I also tried downloading a tool-JOBQUEUE from site "Download jobqueue 0.04 for Linux - jobqueue is a program for executing jobs in parallel to complete all jobs as fast as possible. - Softpedia".
This is able to split execution on multiple system, but it won't take all arguments list set (like if arguments set list has 10, it will take 8/9 skips 1 r 2).

Could you please help me in solving the problem.

Thanks in advance

Regards,
123an

not enough info for me...

are you talking about the same script with 500 different sets of arguments?
do you have the arguments already somewhere or
will you generate them?
should the jobs run in series once on their individual machine?
or can they run concurrently with a maximum threshold?

is this just for benchmarking? or is this going to be a permanent run and
everything should take about the same time?

i'm thinking . . . . just create all the command lines....
dump them all into a file...

then have another script, read this file,
divide them equally into scripts for each machine....
rcp these scripts to the respective machines,
and kick 'em off.

Hi quirkasaurus,

Thanks for ur reply..:slight_smile:

As per ur reply i would like to give some more details about my problem,
I have 500 different set of arguments in a file(say list.txt). These arguments i need to pass to an executable (or an application; say "./applictn.out") which wil run and does the job taking each arguments. That means i will get 500 sets of outputs on executing whole system.
If I execute this using script serially(means one after other) execution wil take more time. so within a system i can execute this in parallel (i.e making them as background process) using xargs. Like
Syntax:xargs <utility> <arguments>
Given: xargs ./applictn.out list.txt..

This wil be executed in parallel on single system..

Now my problem is if i want to execute these sets(set of 500 arguments) on different linux systems, which should run in parallel. So that i should get output at lower amount of time.
parallelism i mean to say is, if mahine1 should take say 150 sets and start processing..
Machine 2 should take say 200 sets and starts processing..
machine 3 should take remaining in sets and should start working on it..

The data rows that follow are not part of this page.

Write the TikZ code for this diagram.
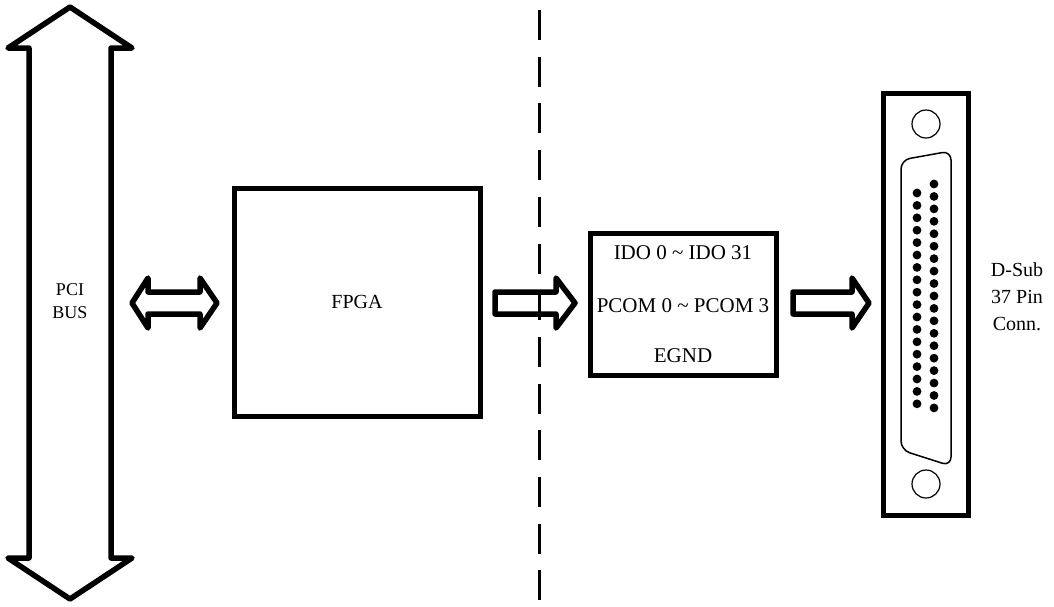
\documentclass[tikz,border=0pt]{standalone}
\usepackage{fontspec}
\setmainfont{Liberation Serif}
\begin{document}
\begin{tikzpicture}[x=1pt,y=-1pt,
  blockarrow/.style={draw, line width=5.5pt, line join=round, fill=white},
  boxframe/.style={draw, line width=5pt, inner sep=0pt},
  lbl/.style={font=\fontsize{20}{24}\selectfont, inner sep=0pt, align=center},
  boxlbl/.style={lbl, font=\fontsize{21}{25}\selectfont},
  pin/.style={fill=black}]
\useasboundingbox (0,0) rectangle (1054,606);

% PCI bus double arrow
\draw[blockarrow] (70,7) -- (132,48) -- (111,48) -- (111,558) -- (132,558)
  -- (70,599) -- (8,558) -- (29,558) -- (29,48) -- (8,48) -- cycle;
\node[lbl, font=\fontsize{18}{23}\selectfont] (pci) at (70,301) {PCI\\BUS};

% FPGA
\node[boxframe, minimum width=246pt, minimum height=228pt] (fpga) at (357,302) {};
\node[lbl] (fpgatxt) at (fpga.center) {FPGA};

% double arrow PCI <-> FPGA
\draw[blockarrow] (132,303) -- (148,278) -- (148,292) -- (200,292) -- (200,278)
  -- (217,303) -- (200,328) -- (200,314) -- (148,314) -- (148,328) -- cycle;

% arrow FPGA -> IDO
\draw[blockarrow] (495,292) -- (556,292) -- (556,278) -- (575,303) -- (556,328)
  -- (556,314) -- (495,314) -- cycle;

% IDO box
\node[boxframe, minimum width=186pt, minimum height=142pt] (ido) at (683,304) {};
\node[boxlbl] (t1) at (683,253) {IDO 0 \textasciitilde\ IDO 31};
\node[boxlbl] (t2) at (683,306) {PCOM 0 \textasciitilde\ PCOM 3};
\node[boxlbl] (t3) at (683,356) {EGND};

% arrow IDO -> connector
\draw[blockarrow] (793,292) -- (852,292) -- (852,278) -- (869,303) -- (852,328)
  -- (852,314) -- (793,314) -- cycle;

% dashed isolation line
\coordinate (dtop) at (539,10);
\coordinate (dbot) at (539,600);
\draw[line width=3pt, dash pattern=on 30pt off 16.7pt] (dtop) -- (dbot);

% connector
\node[boxframe, minimum width=85pt, minimum height=422pt] (conn) at (925.5,304) {};
\draw[line width=1.2pt] (926,124) circle (14pt);
\draw[line width=1.2pt] (926,484) circle (14pt);
\draw[line width=1.5pt, rounded corners=9pt] (901,160) -- (951,151) -- (951,466) -- (901,450) -- cycle;
\foreach \k in {0,...,18} \fill[pin] (934,{184+12.44*\k}) circle (4.4pt);
\foreach \k in {0,...,17} \fill[pin] (917,{193+12.4*\k}) circle (4.4pt);

\node[lbl, font=\fontsize{20}{27}\selectfont] (dsub) at (1017,297) {D-Sub\\37 Pin\\Conn.};
\end{tikzpicture}
\end{document}
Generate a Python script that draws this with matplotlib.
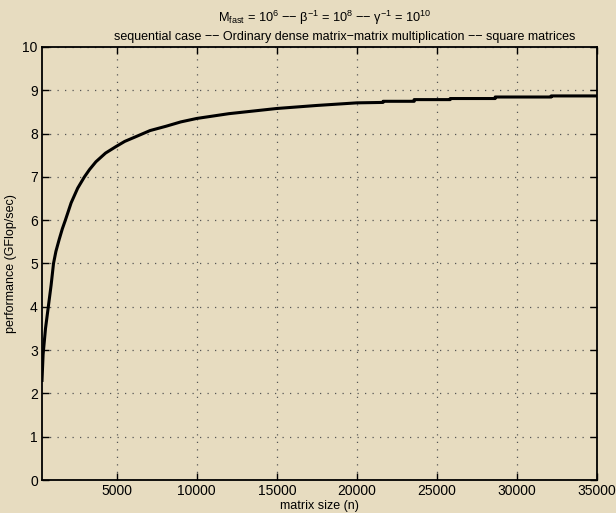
import matplotlib
matplotlib.use("Agg")
import matplotlib.pyplot as plt

plt.rcParams['font.family'] = ['Liberation Sans', 'DejaVu Sans']
plt.rcParams['mathtext.fontset'] = 'custom'
plt.rcParams['mathtext.rm'] = 'Liberation Sans'
plt.rcParams['mathtext.it'] = 'Liberation Sans'
plt.rcParams['mathtext.default'] = 'regular'

# data
matrix_size = [331, 400, 550, 725, 900, 1050, 1200, 1400, 1600, 1790, 2150,
               2560, 2980, 3300, 3700, 4300, 4950, 5500, 6200, 7080, 8080,
               9000, 10000, 12000, 15000, 17500, 20000, 21640, 21640, 23580,
               23580, 25830, 25830, 28640, 28640, 32140, 32140, 35000]
performance = [2.3, 2.9, 3.5, 4.0, 4.5, 5.0, 5.28, 5.55, 5.8, 6.0, 6.4,
               6.74, 7.0, 7.17, 7.35, 7.55, 7.7, 7.82, 7.93, 8.07, 8.17,
               8.27, 8.35, 8.46, 8.58, 8.65, 8.71, 8.72, 8.746, 8.746,
               8.785, 8.785, 8.81, 8.81, 8.845, 8.845, 8.87, 8.87]
x_ticks = [5000, 10000, 15000, 20000, 25000, 30000, 35000]
y_ticks = list(range(0, 11))

bg = '#E7DCC0'
fig = plt.figure(figsize=(6.16, 5.13), dpi=100, facecolor=bg)
ax = fig.add_axes([42/616, 33/513, 555/616, 433/513], facecolor=bg)

ax.plot(matrix_size, performance, color='black', linewidth=2.2,
        solid_joinstyle='round')

ax.set_xlim(331, 35000)
ax.set_ylim(0, 10)
ax.set_xticks(x_ticks)
ax.set_yticks(y_ticks)
ax.tick_params(direction='in', length=5, width=1, top=True, right=True,
               labelsize=10, colors='black', pad=3)
for s in ax.spines.values():
    s.set_linewidth(1.3)
    s.set_color('black')
ax.grid(True, linestyle=(0, (1, 5)), color='#555555', linewidth=0.9)

ax.set_xlabel('matrix size (n)', fontsize=9, labelpad=1)
ax.set_ylabel('performance (GFlop/sec)', fontsize=9, labelpad=4)

fig.text(325 / 616, 1 - 18 / 513,
         r'M$_{fast}$ = 10$^{6}$ −− β$^{−1}$ = 10$^{8}$ −− γ$^{−1}$ = 10$^{10}$',
         ha='center', va='center', fontsize=9.2)
fig.text(345 / 616, 1 - 37 / 513,
         'sequential case −− Ordinary dense matrix−matrix multiplication −− square matrices',
         ha='center', va='center', fontsize=9.0)

fig.savefig('out.png', dpi=100, facecolor=bg)
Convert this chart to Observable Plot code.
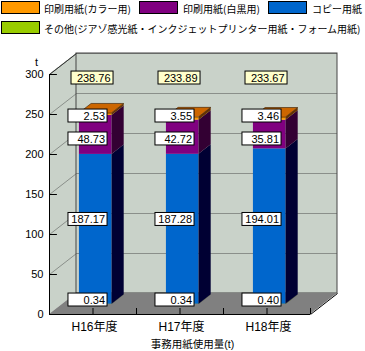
<!DOCTYPE html>
<html><head><meta charset="utf-8">
<script src="https://cdn.jsdelivr.net/npm/d3@7"></script>
<script src="https://cdn.jsdelivr.net/npm/@observablehq/plot@0.6"></script>
<style>
body{margin:0;background:#fff;}
#legend{position:relative;width:365px;height:40px;font-family:"Noto Sans CJK JP",sans-serif;font-size:10px;color:#000;}
#legend .sw{position:absolute;width:37px;height:11px;border:1px solid #000;}
#legend .lb{position:absolute;line-height:13px;white-space:nowrap;}
</style></head>
<body>
<div id="legend"></div>
<div id="chart"></div>
<script>
// ---- data ----
const categories = ["H16年度", "H17年度", "H18年度"];
const otherVals = [0.34, 0.34, 0.40];     // その他
const copyVals = [187.17, 187.28, 194.01]; // コピー用紙
const monoVals = [48.73, 42.72, 35.81];    // 印刷用紙(白黒用)
const colorVals = [2.53, 3.55, 3.46];      // 印刷用紙(カラー用)
const totalVals = [238.76, 233.89, 233.67];
const yTicks = [0, 50, 100, 150, 200, 250, 300];
const seriesNames = ["その他(ジアゾ感光紙・インクジェットプリンター用紙・フォーム用紙)", "コピー用紙", "印刷用紙(白黒用)", "印刷用紙(カラー用)"];
const yTitle = "t";
const xTitle = "事務用紙使用量(t)";

// ---- styles ----
const seriesStyle = [
  {vals: otherVals, front: "#99cc00", side: "#334400", row: 18.1},
  {vals: copyVals, front: "#0066cc", side: "#000033", row: 118.8},
  {vals: monoVals, front: "#800080", side: "#330033", row: 219.4},
  {vals: colorVals, front: "#ff9900", side: "#663300", row: 248.1}
];
const totalRow = 295.6;

// legend (HTML)
const legend = document.getElementById("legend");
const legItems = [
  {name: seriesNames[3], c: seriesStyle[3].front, sx: 1, sy: 1, tx: 44},
  {name: seriesNames[2], c: seriesStyle[2].front, sx: 139, sy: 1, tx: 183},
  {name: seriesNames[1], c: seriesStyle[1].front, sx: 268, sy: 1, tx: 312},
  {name: seriesNames[0], c: seriesStyle[0].front, sx: 1, sy: 21, tx: 44}
];
for (const it of legItems) {
  const s = document.createElement("div");
  s.className = "sw"; s.style.left = it.sx + "px"; s.style.top = it.sy + "px"; s.style.background = it.c;
  legend.appendChild(s);
  const l = document.createElement("div");
  l.className = "lb"; l.style.left = it.tx + "px"; l.style.top = (it.sy + 1) + "px"; l.textContent = it.name;
  legend.appendChild(l);
}

// ---- 3D projection helpers ----
const DX = 27 / 87;   // depth shift in category units
const DY = 26.25;     // depth shift in value units
const D1 = 0.48, D2 = 0.93; // bar front/back depth
const BX0 = 0.195, BX1 = 0.57;
const YMAX = 300, NC = categories.length;

const segs = [];
categories.forEach((c, i) => {
  let cum = 0;
  seriesStyle.forEach((s, j) => {
    const v = s.vals[i];
    segs.push({k: i + "-" + j, i, lo: cum, hi: cum + v, front: s.front, side: s.side});
    cum += v;
  });
});
const tops = categories.map((c, i) => seriesStyle.reduce((a, s) => a + s.vals[i], 0));

const sideData = segs.flatMap(s => [
  {k: s.k, x: s.i + BX1 + D1 * DX, y1: s.lo + D1 * DY, y2: s.hi + D1 * DY, c: s.side},
  {k: s.k, x: s.i + BX1 + D2 * DX, y1: s.lo + D2 * DY, y2: s.hi + D2 * DY, c: s.side}
]);
const topData = tops.flatMap((t, i) => [
  {k: i, y: t + D1 * DY, x1: i + BX0 + D1 * DX, x2: i + BX1 + D1 * DX},
  {k: i, y: t + D2 * DY, x1: i + BX0 + D2 * DX, x2: i + BX1 + D2 * DX}
]);
const floorData = [{y: 0, x1: 0, x2: NC}, {y: DY, x1: DX, x2: NC + DX}];
const wallData = [{x: 0, y1: 0, y2: YMAX}, {x: DX, y1: DY, y2: YMAX + DY}];
const gridVals = yTicks.filter(v => v > 0);

const labels = [];
categories.forEach((c, i) => seriesStyle.forEach(s => labels.push({i, y: s.row, t: s.vals[i].toFixed(2)})));
const totals = totalVals.map((v, i) => ({i, y: totalRow, t: v.toFixed(2)}));
const BH = 8.1;
const xTickVals = d3.range(1, NC * 2 + 1).map(k => k / 2);

const font = "'Liberation Sans', Arial, 'Noto Sans CJK JP', sans-serif";
const chart = Plot.plot({
  width: 365, height: 311, margin: 0,
  style: {fontFamily: font, fontSize: "11px", background: "#fff", color: "#000"},
  x: {domain: [0, NC], range: [49, 310], axis: null},
  y: {domain: [0, YMAX], range: [274, 34], axis: null},
  color: {type: "identity"},
  marks: [
    // back wall
    Plot.rect([0], {x1: DX, x2: NC + DX, y1: DY, y2: YMAX + DY, fill: "#c9d2c9"}),
    Plot.ruleY(gridVals, {y: d => d + DY, x1: DX, x2: NC + DX, stroke: "#8a8f8a", strokeWidth: 1.2}),
    // left wall
    Plot.areaY(wallData, {x: "x", y1: "y1", y2: "y2", fill: "#c9d2c9"}),
    Plot.link(gridVals, {x1: 0, y1: d => d, x2: DX, y2: d => d + DY, stroke: "#8a8f8a", strokeWidth: 1}),
    Plot.rect([0], {x1: DX, x2: NC + DX, y1: DY, y2: YMAX + DY, fill: "none", stroke: "#444", strokeWidth: 1}),
    Plot.link([0], {x1: 0, y1: YMAX, x2: DX, y2: YMAX + DY, stroke: "#333"}),
    // floor
    Plot.areaX(floorData, {y: "y", x1: "x1", x2: "x2", fill: "#808080"}),
    Plot.link([0], {x1: NC, y1: 0, x2: NC + DX, y2: DY, stroke: "#000"}),
    Plot.ruleY([0], {x1: 0, x2: NC, stroke: "#000"}),
    Plot.ruleX(xTickVals, {x: d => d, y1: 0, y2: 7.5, stroke: "#000"}),
    // bars
    Plot.rect(segs, {x1: d => d.i + BX0 + D1 * DX, x2: d => d.i + BX1 + D1 * DX, y1: d => d.lo + D1 * DY, y2: d => d.hi + D1 * DY, fill: "front"}),
    Plot.areaY(sideData, {x: "x", y1: "y1", y2: "y2", z: "k", fill: "c"}),
    Plot.areaX(topData, {y: "y", x1: "x1", x2: "x2", z: "k", fill: "#cc6600", stroke: "#331a00", strokeWidth: 0.6}),
    // y axis
    Plot.ruleX([0], {y1: 0, y2: YMAX, stroke: "#000"}),
    Plot.link(yTicks, {x1: 0, x2: 0.085, y1: d => d, y2: d => d, stroke: "#000"}),
    Plot.text(yTicks, {x: 0, y: d => d, text: d => String(d), textAnchor: "end", dx: -6, fontSize: 11}),
    Plot.text([yTitle], {x: 0, y: YMAX, text: d => d, dx: -13, dy: -12, fontSize: 11}),
    // x axis labels
    Plot.text(categories, {x: (d, i) => i + 0.5, y: 0, text: d => d, dy: 12.5, dx: 1.5, fontSize: 12}),
    Plot.text([xTitle], {frameAnchor: "bottom", text: d => d, dx: 9.5, dy: -4, fontSize: 10.5}),
    // value labels
    Plot.rect(labels, {x1: d => d.i + 0.218, x2: d => d.i + 0.667, y1: d => d.y - BH, y2: d => d.y + BH, fill: "#fff", stroke: "#000", strokeWidth: 1}),
    Plot.text(labels, {x: d => d.i + 0.667, y: "y", text: "t", textAnchor: "end", dx: -2.5, dy: 0.5, fontSize: 11}),
    Plot.rect(totals, {x1: d => d.i + 0.253, x2: d => d.i + 0.736, y1: d => d.y - BH, y2: d => d.y + BH, fill: "#ffffcc", stroke: "#000", strokeWidth: 1}),
    Plot.text(totals, {x: d => d.i + 0.736, y: "y", text: "t", textAnchor: "end", dx: -3, dy: 0.5, fontSize: 11})
  ]
});
document.getElementById("chart").appendChild(chart);
</script>
</body></html>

All machines should work in parallel...

Thanks..
123an

Sounds to me like you need to implement and manage a Linux cluster.

Have you looked at any of the Linux clustering software in our directory?

High Performance Computing - Links

With GNU xargs, you can use the -P option to run jobs in parallel. So

cat input.txt | xargs -n 1 -P 4 myprogram

would run your program with each line of input provided as the arguments to myprogram, and 4 jobs would be started at a time.

To distribute among several Linux nodes, you can build a cluster, as Neo suggested.

OR you can use ssh/rsh to distribute run the jobs on the other hosts. First, make a file containing the hostnames of your cluster. If a host has 2 CPUs, have the hostname entry twice. If it has 4 cores, have 4 entries of that hostname.

From here you can go in different directions, but ultimately, you run one rsh/ssh process her line in this hosts file.

Hi Neo and otheus,

Thanks for ur valuable replies....

I am currently exploring all options suggested here....

Thanks...

123an

Hi,

Thanks for ur replies...

I am trying to simulate the environment whatever has been discussed here using ssh.
I am facing following problem while using ssh. The same is explained below..

case1: ssh -f <machine_ip> <executable1> <arguments>
Here, arguments are listed in file and those wil be read during execution. In this scenario, the parallel execution works fine.

case2: ssh -f <machine_ip> <cp file1 file2> <executable2>
Here, the executable in 'case 2' won't take command line arguments as in case of 'case 1', i.e. executable wil always read input arguments from file with name "args".
so what i tried here is i have created multiple text files with different arguments, during ssh i tried to copy these text files to file "args" and tried to execute "executable 2". But i am receving an error saying "Cannot fork into background without a command to execute.".

Can anybody suggest me the solution for this???

Thanks,
123an

Well, case2 appears to be (1) a copy and (2) a command to run. You can do this as if the entire set of commands were passed to "sh -c" as a single argument. That is, put the set of commands, separated by semi-colons (:wink: in double (or single) quotes:

ssh root@fwlb2 "echo 1; echo 2"

The -f option makes no difference here.